How many times have you heard about a "bend-but-don't-break" defense – you know, a defense that seems to give up a lot of yards, but stiffens with its back up against the goal line?

We're willing to bet not a single pregame show or football broadcast goes by without someone throwing out the phrase. Of course, many broadcasters, prognosticators and "pundits" are more interested in filling airtime than they are in leading you down the path of pigskin enlightenment.

Enter the Pythagoras of gridiron arithmetic, the Cold, Hard Football Facts.

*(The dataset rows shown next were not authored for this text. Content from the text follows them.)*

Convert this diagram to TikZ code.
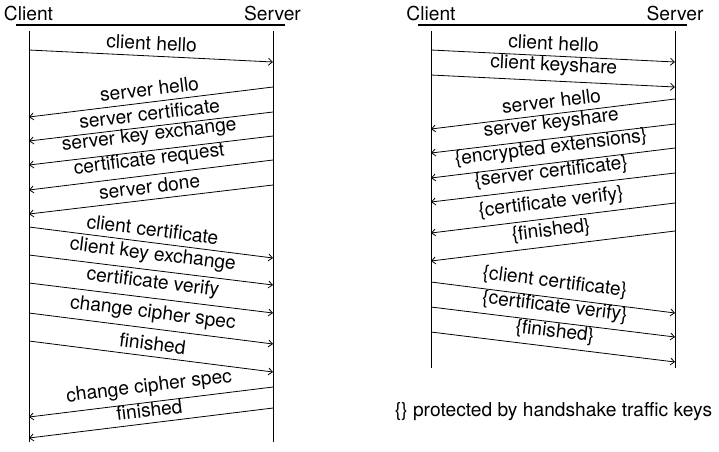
\documentclass[tikz,border=0pt]{standalone}
\usepackage{fontspec}
\setmainfont{TeX Gyre Heros}
\usetikzlibrary{arrows.meta}
\begin{document}
\begin{tikzpicture}[x=1pt,y=-1pt,
  every node/.style={font=\fontsize{19.2}{22}\selectfont},
  title/.style={anchor=base, inner sep=0pt},
  headline/.style={line width=1.3pt},
  lifeline/.style={line width=0.8pt},
  msg/.style={line width=0.8pt, -{Straight Barb[length=4pt,width=7pt]}},
  lbl/.style={midway, sloped, above, inner sep=5.5pt}]
\useasboundingbox (0,0) rectangle (719,451);
% ---------- left diagram (TLS 1.2) ----------
\node[title] (lclient) at (28.5,20.5) {Client};
\node[title] (lserver) at (272.5,20.5) {Server};
\coordinate (lh1) at (16,25); \coordinate (lh2) at (285,25);
\draw[headline] (lh1) -- (lh2);
\coordinate (lct) at (29,31); \coordinate (lcb) at (29,442);
\coordinate (lst) at (273,31); \coordinate (lsb) at (273,442);
\draw[lifeline] (lct) -- (lcb);
\draw[lifeline] (lst) -- (lsb);
\coordinate (la1) at (29,50);   \coordinate (lb1) at (273,62);
\coordinate (la2) at (273,87);  \coordinate (lb2) at (29,117);
\coordinate (la3) at (273,112); \coordinate (lb3) at (29,141);
\coordinate (la4) at (273,136); \coordinate (lb4) at (29,165);
\coordinate (la5) at (273,160); \coordinate (lb5) at (29,190);
\coordinate (la6) at (273,185); \coordinate (lb6) at (29,214);
\coordinate (la7) at (29,227);  \coordinate (lb7) at (273,258);
\coordinate (la8) at (29,255);  \coordinate (lb8) at (273,285);
\coordinate (la9) at (29,283);  \coordinate (lb9) at (273,313);
\coordinate (la10) at (29,313); \coordinate (lb10) at (273,344);
\coordinate (la11) at (29,341); \coordinate (lb11) at (273,372);
\coordinate (la12) at (273,387);\coordinate (lb12) at (29,417);
\coordinate (la13) at (273,408);\coordinate (lb13) at (29,438);
\draw[msg] (la1) -- node[lbl] (lt1) {client hello} (lb1);
\draw[msg] (la2) -- node[lbl] (lt2) {server hello} (lb2);
\draw[msg] (la3) -- node[lbl] (lt3) {server certificate} (lb3);
\draw[msg] (la4) -- node[lbl] (lt4) {server key exchange} (lb4);
\draw[msg] (la5) -- node[lbl] (lt5) {certificate request} (lb5);
\draw[msg] (la6) -- node[lbl] (lt6) {server done} (lb6);
\draw[msg] (la7) -- node[lbl] (lt7) {client certificate} (lb7);
\draw[msg] (la8) -- node[lbl] (lt8) {client key exchange} (lb8);
\draw[msg] (la9) -- node[lbl] (lt9) {certificate verify} (lb9);
\draw[msg] (la10) -- node[lbl] (lt10) {change cipher spec} (lb10);
\draw[msg] (la11) -- node[lbl] (lt11) {finished} (lb11);
\draw[msg] (la12) -- node[lbl] (lt12) {change cipher spec} (lb12);
\draw[msg] (la13) -- node[lbl] (lt13) {finished} (lb13);
% ---------- right diagram (TLS 1.3) ----------
\node[title] (rclient) at (431,20.5) {Client};
\node[title] (rserver) at (675,20.5) {Server};
\coordinate (rh1) at (418,25); \coordinate (rh2) at (687,25);
\draw[headline] (rh1) -- (rh2);
\coordinate (rct) at (431,31); \coordinate (rcb) at (431,368);
\coordinate (rst) at (675,31); \coordinate (rsb) at (675,368);
\draw[lifeline] (rct) -- (rcb);
\draw[lifeline] (rst) -- (rsb);
\coordinate (ra1) at (431,50);  \coordinate (rb1) at (675,62);
\coordinate (ra2) at (431,75);  \coordinate (rb2) at (675,87);
\coordinate (ra3) at (675,99);  \coordinate (rb3) at (431,129);
\coordinate (ra4) at (675,124); \coordinate (rb4) at (431,153);
\coordinate (ra5) at (675,148); \coordinate (rb5) at (431,178);
\coordinate (ra6) at (675,173); \coordinate (rb6) at (431,202);
\coordinate (ra7) at (675,203); \coordinate (rb7) at (431,233);
\coordinate (ra8) at (675,231); \coordinate (rb8) at (431,261);
\coordinate (ra9) at (431,282); \coordinate (rb9) at (675,313);
\coordinate (ra10) at (431,307);\coordinate (rb10) at (675,337);
\coordinate (ra11) at (431,332);\coordinate (rb11) at (675,362);
\draw[msg] (ra1) -- node[lbl] (rt1) {client hello} (rb1);
\draw[msg] (ra2) -- node[lbl] (rt2) {client keyshare} (rb2);
\draw[msg] (ra3) -- node[lbl] (rt3) {server hello} (rb3);
\draw[msg] (ra4) -- node[lbl] (rt4) {server keyshare} (rb4);
\draw[msg] (ra5) -- node[lbl] (rt5) {\{encrypted extensions\}} (rb5);
\draw[msg] (ra6) -- node[lbl] (rt6) {\{server certificate\}} (rb6);
\draw[msg] (ra7) -- node[lbl] (rt7) {\{certificate verify\}} (rb7);
\draw[msg] (ra8) -- node[lbl] (rt8) {\{finished\}} (rb8);
\draw[msg] (ra9) -- node[lbl] (rt9) {\{client certificate\}} (rb9);
\draw[msg] (ra10) -- node[lbl] (rt10) {\{certificate verify\}} (rb10);
\draw[msg] (ra11) -- node[lbl] (rt11) {\{finished\}} (rb11);
\node[title] (note) at (553.5,416) {\{\} protected by handshake traffic keys};
\end{tikzpicture}
\end{document}
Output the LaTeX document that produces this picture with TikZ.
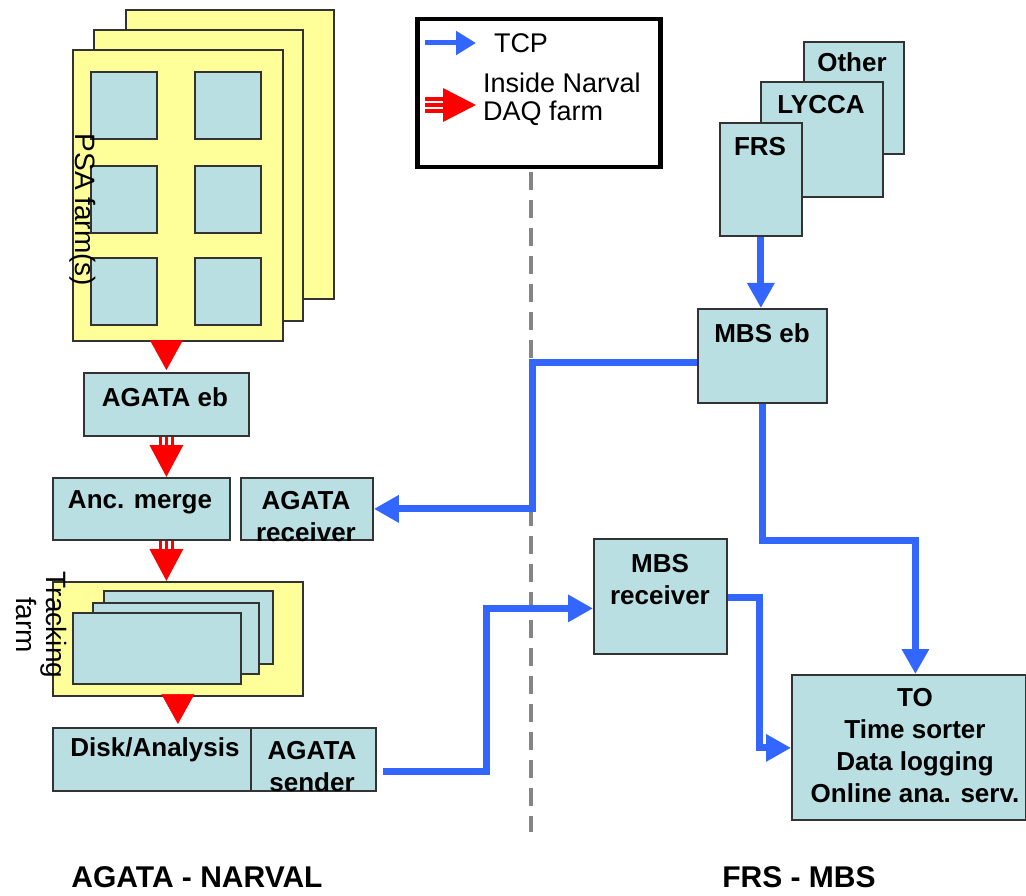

We decided to quantify for the first time in the history of footballkind the "bend but don't break" phenomenon. It allowed us to determine the most bendable defenses in the NFL and, of course, the most easily broken. It was quite easy to do.

The NFL rates total defense by the number of yards surrendered. It considers points allowed a separate defensive category. But somewhere between these numbers lie the most bendable and most brittle defenses in football.

We simply divided each team's yards allowed by points allowed. What it gave us was "yards per point allowed" – the number of yards an opposing team must generate to score a single point. The greater the number, the more flexible the defense. The smaller the number, the more brittle the defense. You can get a feel for which defenses are the most bendable simply by looking at the spread between their total-defense ranking and points-allowed ranking.

Philadelphia, for example, ranks just 24th in total defense (348.5 yards per game) but is second in points allowed (16.4). It turns out the Stretch Armstrong Eagles top our list of the most bendable defenses in football. Opposing offenses must generate more than 21 yards for every point they score against the Eagles.

San Francisco, meanwhile, inhabits the other end of the flexibility spectrum. The 49ers rate a respectable 15th in total defense (333.0 yards per game, well ahead of Philly) but a woeful 31st in points allowed (28.0). The 49ers, we discovered, have the most peanut butter-brittle defense in the NFL, giving up a point for every 11.89 yards allowed – nearly half the number of yards teams must generate to score against Philadelphia. We were actually startled by the vast difference between the best and worst defenses on our flexibility list.

Yards per point allowed is a simple calculation but it ultimately accounts for a number of variables -- field position, special teams proficiency, red zone defense and turnovers -- in a succint little package that show us which defenses may bend, but refuse to break.

Here's the ranking of the most bendable defenses in the NFL, from the Gumby-like spine of the Philadelphia Eagles to the osteoporosis-riddled bones of the San Francisco 49ers.

1) Philadelphia – 21.28 yards per point allowed
2) Baltimore – 19.89
3) Jacksonville – 18.73
4) New England – 18.58
5) New York Jets – 18.38
6) New York Giants – 17.87
7) Chicago – 17.67
8) Seattle – 17.27
9) Atlanta – 17.00
10) San Diego – 16.69
11) Cincinnati – 16.64
12) Arizona – 16.40
13) Detroit – 16.10
14) Houston – 16.07
15) Denver – 16.02
16) Washington – 15.70
17) Buffalo – 15.66
18) Indianapolis – 15.64
19) Cleveland – 15.33
20) Pittsburgh – 15.28
21) Tampa Bay – 14.98
22) Tennessee – 14.89
23) Minnesota – 14.79
24) Green Bay – 14.40
25) Miami – 14.31
26) New Orleans – 14.18
27) Carolina – 14.17
28) St. Louis – 13.80
29) Dallas – 13.43
30) Kansas City – 13.25
31) Oakland – 12.59
32) San Francisco – 11.89

It turns out bendability is a key to team success. Twelve of the teams in the top half of our list are .500 or better. The bottom half is inhabited by just three teams with winning records.